▸ **EXERCISE AIM**: Transcribe the records that follow exactly. Skip the pictures.

Entries with chart source code:

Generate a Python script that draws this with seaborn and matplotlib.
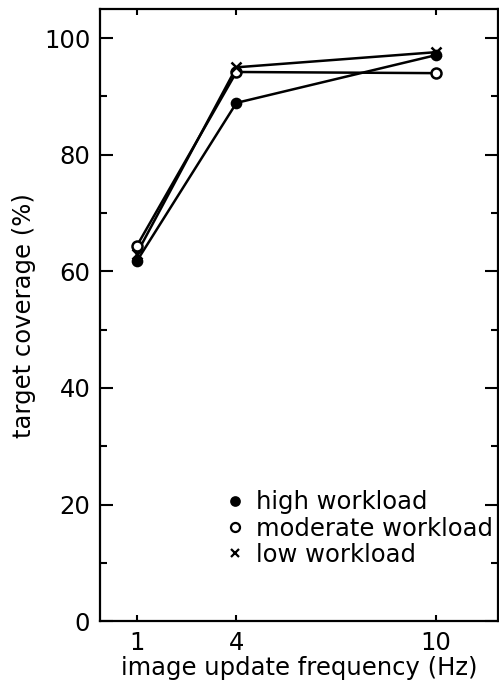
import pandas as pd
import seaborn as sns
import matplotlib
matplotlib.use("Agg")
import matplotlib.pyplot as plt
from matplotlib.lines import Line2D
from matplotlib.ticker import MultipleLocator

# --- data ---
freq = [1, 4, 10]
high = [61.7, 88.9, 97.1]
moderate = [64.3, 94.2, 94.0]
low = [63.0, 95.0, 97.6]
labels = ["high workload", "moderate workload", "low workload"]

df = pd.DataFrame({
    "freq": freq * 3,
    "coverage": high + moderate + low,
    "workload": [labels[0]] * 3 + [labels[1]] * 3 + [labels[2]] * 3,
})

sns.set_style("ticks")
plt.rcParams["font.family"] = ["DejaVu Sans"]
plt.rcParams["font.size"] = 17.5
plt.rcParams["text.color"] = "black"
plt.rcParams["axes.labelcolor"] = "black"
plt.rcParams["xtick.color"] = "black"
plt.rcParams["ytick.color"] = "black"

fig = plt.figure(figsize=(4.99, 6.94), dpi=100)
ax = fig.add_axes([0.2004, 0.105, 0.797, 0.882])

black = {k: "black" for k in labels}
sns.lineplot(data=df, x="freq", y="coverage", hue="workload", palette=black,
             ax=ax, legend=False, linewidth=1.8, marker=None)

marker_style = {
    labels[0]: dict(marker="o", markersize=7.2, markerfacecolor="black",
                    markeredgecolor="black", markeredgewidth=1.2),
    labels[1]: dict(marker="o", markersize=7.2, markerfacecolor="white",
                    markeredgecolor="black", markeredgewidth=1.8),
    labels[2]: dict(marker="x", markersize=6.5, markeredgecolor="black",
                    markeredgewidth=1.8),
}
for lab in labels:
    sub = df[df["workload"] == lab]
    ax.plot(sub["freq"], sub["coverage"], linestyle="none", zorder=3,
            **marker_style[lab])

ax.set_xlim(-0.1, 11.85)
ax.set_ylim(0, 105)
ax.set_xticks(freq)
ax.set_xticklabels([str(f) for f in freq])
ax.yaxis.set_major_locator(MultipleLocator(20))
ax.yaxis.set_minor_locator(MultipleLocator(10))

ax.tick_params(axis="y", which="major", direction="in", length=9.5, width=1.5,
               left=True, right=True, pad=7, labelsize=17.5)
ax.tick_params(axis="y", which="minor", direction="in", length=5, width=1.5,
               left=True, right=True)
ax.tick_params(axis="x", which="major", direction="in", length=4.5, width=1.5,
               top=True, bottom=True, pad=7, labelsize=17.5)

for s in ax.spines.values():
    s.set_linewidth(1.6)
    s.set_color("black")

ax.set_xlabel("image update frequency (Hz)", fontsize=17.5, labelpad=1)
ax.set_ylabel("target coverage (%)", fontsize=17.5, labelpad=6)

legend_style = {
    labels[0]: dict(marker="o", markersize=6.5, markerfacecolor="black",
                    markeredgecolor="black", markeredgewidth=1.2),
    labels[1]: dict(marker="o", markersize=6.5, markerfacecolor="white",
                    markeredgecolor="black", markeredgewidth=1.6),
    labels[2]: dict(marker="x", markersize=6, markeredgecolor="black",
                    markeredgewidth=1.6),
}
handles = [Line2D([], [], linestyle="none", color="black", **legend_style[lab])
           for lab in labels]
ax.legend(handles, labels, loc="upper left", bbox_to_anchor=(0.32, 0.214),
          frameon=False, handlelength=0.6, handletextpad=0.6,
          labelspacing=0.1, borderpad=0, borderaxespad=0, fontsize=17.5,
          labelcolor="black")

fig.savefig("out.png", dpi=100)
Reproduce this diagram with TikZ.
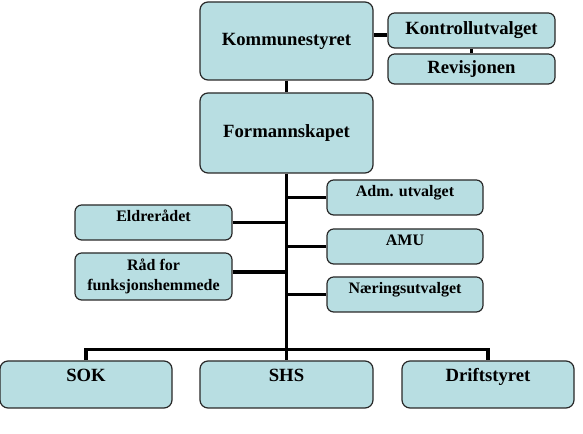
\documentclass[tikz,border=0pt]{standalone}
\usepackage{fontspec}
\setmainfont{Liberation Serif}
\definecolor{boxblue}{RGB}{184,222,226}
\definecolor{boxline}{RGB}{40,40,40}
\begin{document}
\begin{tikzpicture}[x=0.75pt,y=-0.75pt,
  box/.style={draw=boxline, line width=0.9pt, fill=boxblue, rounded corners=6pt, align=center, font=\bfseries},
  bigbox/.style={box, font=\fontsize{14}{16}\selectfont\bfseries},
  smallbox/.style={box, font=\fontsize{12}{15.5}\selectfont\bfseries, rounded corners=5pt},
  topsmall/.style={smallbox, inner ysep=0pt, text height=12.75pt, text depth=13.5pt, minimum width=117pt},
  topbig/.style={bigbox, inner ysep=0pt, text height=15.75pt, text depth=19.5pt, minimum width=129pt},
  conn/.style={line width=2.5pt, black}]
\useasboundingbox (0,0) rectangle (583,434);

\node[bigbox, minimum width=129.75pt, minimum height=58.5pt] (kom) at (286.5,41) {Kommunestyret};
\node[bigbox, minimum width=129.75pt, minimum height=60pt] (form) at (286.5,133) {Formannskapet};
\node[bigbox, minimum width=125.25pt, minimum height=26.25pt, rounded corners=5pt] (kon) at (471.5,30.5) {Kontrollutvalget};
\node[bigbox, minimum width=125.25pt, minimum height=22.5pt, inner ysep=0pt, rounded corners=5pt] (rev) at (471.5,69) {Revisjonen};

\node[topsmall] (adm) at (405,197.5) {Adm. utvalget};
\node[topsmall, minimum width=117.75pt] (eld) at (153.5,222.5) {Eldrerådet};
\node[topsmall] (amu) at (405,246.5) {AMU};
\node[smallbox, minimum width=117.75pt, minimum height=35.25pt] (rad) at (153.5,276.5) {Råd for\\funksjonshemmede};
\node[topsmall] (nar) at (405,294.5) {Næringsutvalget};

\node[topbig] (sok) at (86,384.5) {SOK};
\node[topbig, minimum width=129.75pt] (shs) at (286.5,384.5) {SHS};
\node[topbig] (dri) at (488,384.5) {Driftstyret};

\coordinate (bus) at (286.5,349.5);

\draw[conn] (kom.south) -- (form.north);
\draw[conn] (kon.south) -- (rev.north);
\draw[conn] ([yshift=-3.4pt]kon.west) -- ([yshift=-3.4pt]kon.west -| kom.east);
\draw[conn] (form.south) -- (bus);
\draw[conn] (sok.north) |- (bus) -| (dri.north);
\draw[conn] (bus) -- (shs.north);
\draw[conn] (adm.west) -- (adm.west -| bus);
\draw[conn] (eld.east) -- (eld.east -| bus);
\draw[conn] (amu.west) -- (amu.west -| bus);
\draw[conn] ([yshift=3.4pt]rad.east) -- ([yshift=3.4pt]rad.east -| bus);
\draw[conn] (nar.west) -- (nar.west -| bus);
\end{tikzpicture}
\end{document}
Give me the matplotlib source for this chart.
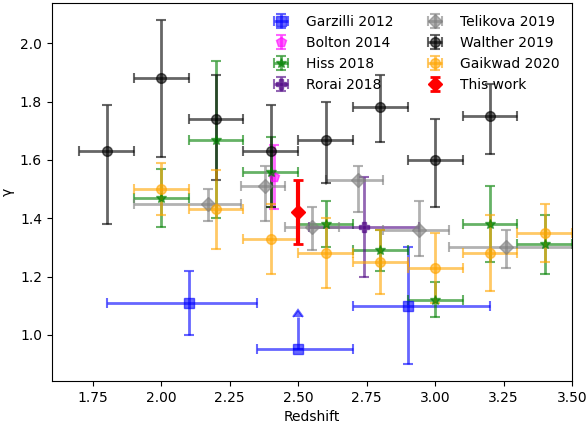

▸ **ANSWER**:
Generate a Python script that draws this with seaborn and matplotlib.
import pandas as pd
import seaborn as sns
import matplotlib
matplotlib.use("Agg")
import matplotlib.pyplot as plt
from matplotlib.lines import Line2D
from matplotlib.ticker import MultipleLocator

# --- data ---
freq = [1, 4, 10]
high = [61.7, 88.9, 97.1]
moderate = [64.3, 94.2, 94.0]
low = [63.0, 95.0, 97.6]
labels = ["high workload", "moderate workload", "low workload"]

df = pd.DataFrame({
    "freq": freq * 3,
    "coverage": high + moderate + low,
    "workload": [labels[0]] * 3 + [labels[1]] * 3 + [labels[2]] * 3,
})

sns.set_style("ticks")
plt.rcParams["font.family"] = ["DejaVu Sans"]
plt.rcParams["font.size"] = 17.5
plt.rcParams["text.color"] = "black"
plt.rcParams["axes.labelcolor"] = "black"
plt.rcParams["xtick.color"] = "black"
plt.rcParams["ytick.color"] = "black"

fig = plt.figure(figsize=(4.99, 6.94), dpi=100)
ax = fig.add_axes([0.2004, 0.105, 0.797, 0.882])

black = {k: "black" for k in labels}
sns.lineplot(data=df, x="freq", y="coverage", hue="workload", palette=black,
             ax=ax, legend=False, linewidth=1.8, marker=None)

marker_style = {
    labels[0]: dict(marker="o", markersize=7.2, markerfacecolor="black",
                    markeredgecolor="black", markeredgewidth=1.2),
    labels[1]: dict(marker="o", markersize=7.2, markerfacecolor="white",
                    markeredgecolor="black", markeredgewidth=1.8),
    labels[2]: dict(marker="x", markersize=6.5, markeredgecolor="black",
                    markeredgewidth=1.8),
}
for lab in labels:
    sub = df[df["workload"] == lab]
    ax.plot(sub["freq"], sub["coverage"], linestyle="none", zorder=3,
            **marker_style[lab])

ax.set_xlim(-0.1, 11.85)
ax.set_ylim(0, 105)
ax.set_xticks(freq)
ax.set_xticklabels([str(f) for f in freq])
ax.yaxis.set_major_locator(MultipleLocator(20))
ax.yaxis.set_minor_locator(MultipleLocator(10))

ax.tick_params(axis="y", which="major", direction="in", length=9.5, width=1.5,
               left=True, right=True, pad=7, labelsize=17.5)
ax.tick_params(axis="y", which="minor", direction="in", length=5, width=1.5,
               left=True, right=True)
ax.tick_params(axis="x", which="major", direction="in", length=4.5, width=1.5,
               top=True, bottom=True, pad=7, labelsize=17.5)

for s in ax.spines.values():
    s.set_linewidth(1.6)
    s.set_color("black")

ax.set_xlabel("image update frequency (Hz)", fontsize=17.5, labelpad=1)
ax.set_ylabel("target coverage (%)", fontsize=17.5, labelpad=6)

legend_style = {
    labels[0]: dict(marker="o", markersize=6.5, markerfacecolor="black",
                    markeredgecolor="black", markeredgewidth=1.2),
    labels[1]: dict(marker="o", markersize=6.5, markerfacecolor="white",
                    markeredgecolor="black", markeredgewidth=1.6),
    labels[2]: dict(marker="x", markersize=6, markeredgecolor="black",
                    markeredgewidth=1.6),
}
handles = [Line2D([], [], linestyle="none", color="black", **legend_style[lab])
           for lab in labels]
ax.legend(handles, labels, loc="upper left", bbox_to_anchor=(0.32, 0.214),
          frameon=False, handlelength=0.6, handletextpad=0.6,
          labelspacing=0.1, borderpad=0, borderaxespad=0, fontsize=17.5,
          labelcolor="black")

fig.savefig("out.png", dpi=100)
Reproduce this diagram with TikZ.
\documentclass[tikz,border=0pt]{standalone}
\usepackage{fontspec}
\setmainfont{Liberation Serif}
\definecolor{boxblue}{RGB}{184,222,226}
\definecolor{boxline}{RGB}{40,40,40}
\begin{document}
\begin{tikzpicture}[x=0.75pt,y=-0.75pt,
  box/.style={draw=boxline, line width=0.9pt, fill=boxblue, rounded corners=6pt, align=center, font=\bfseries},
  bigbox/.style={box, font=\fontsize{14}{16}\selectfont\bfseries},
  smallbox/.style={box, font=\fontsize{12}{15.5}\selectfont\bfseries, rounded corners=5pt},
  topsmall/.style={smallbox, inner ysep=0pt, text height=12.75pt, text depth=13.5pt, minimum width=117pt},
  topbig/.style={bigbox, inner ysep=0pt, text height=15.75pt, text depth=19.5pt, minimum width=129pt},
  conn/.style={line width=2.5pt, black}]
\useasboundingbox (0,0) rectangle (583,434);

\node[bigbox, minimum width=129.75pt, minimum height=58.5pt] (kom) at (286.5,41) {Kommunestyret};
\node[bigbox, minimum width=129.75pt, minimum height=60pt] (form) at (286.5,133) {Formannskapet};
\node[bigbox, minimum width=125.25pt, minimum height=26.25pt, rounded corners=5pt] (kon) at (471.5,30.5) {Kontrollutvalget};
\node[bigbox, minimum width=125.25pt, minimum height=22.5pt, inner ysep=0pt, rounded corners=5pt] (rev) at (471.5,69) {Revisjonen};

\node[topsmall] (adm) at (405,197.5) {Adm. utvalget};
\node[topsmall, minimum width=117.75pt] (eld) at (153.5,222.5) {Eldrerådet};
\node[topsmall] (amu) at (405,246.5) {AMU};
\node[smallbox, minimum width=117.75pt, minimum height=35.25pt] (rad) at (153.5,276.5) {Råd for\\funksjonshemmede};
\node[topsmall] (nar) at (405,294.5) {Næringsutvalget};

\node[topbig] (sok) at (86,384.5) {SOK};
\node[topbig, minimum width=129.75pt] (shs) at (286.5,384.5) {SHS};
\node[topbig] (dri) at (488,384.5) {Driftstyret};

\coordinate (bus) at (286.5,349.5);

\draw[conn] (kom.south) -- (form.north);
\draw[conn] (kon.south) -- (rev.north);
\draw[conn] ([yshift=-3.4pt]kon.west) -- ([yshift=-3.4pt]kon.west -| kom.east);
\draw[conn] (form.south) -- (bus);
\draw[conn] (sok.north) |- (bus) -| (dri.north);
\draw[conn] (bus) -- (shs.north);
\draw[conn] (adm.west) -- (adm.west -| bus);
\draw[conn] (eld.east) -- (eld.east -| bus);
\draw[conn] (amu.west) -- (amu.west -| bus);
\draw[conn] ([yshift=3.4pt]rad.east) -- ([yshift=3.4pt]rad.east -| bus);
\draw[conn] (nar.west) -- (nar.west -| bus);
\end{tikzpicture}
\end{document}
Give me the matplotlib source for this chart.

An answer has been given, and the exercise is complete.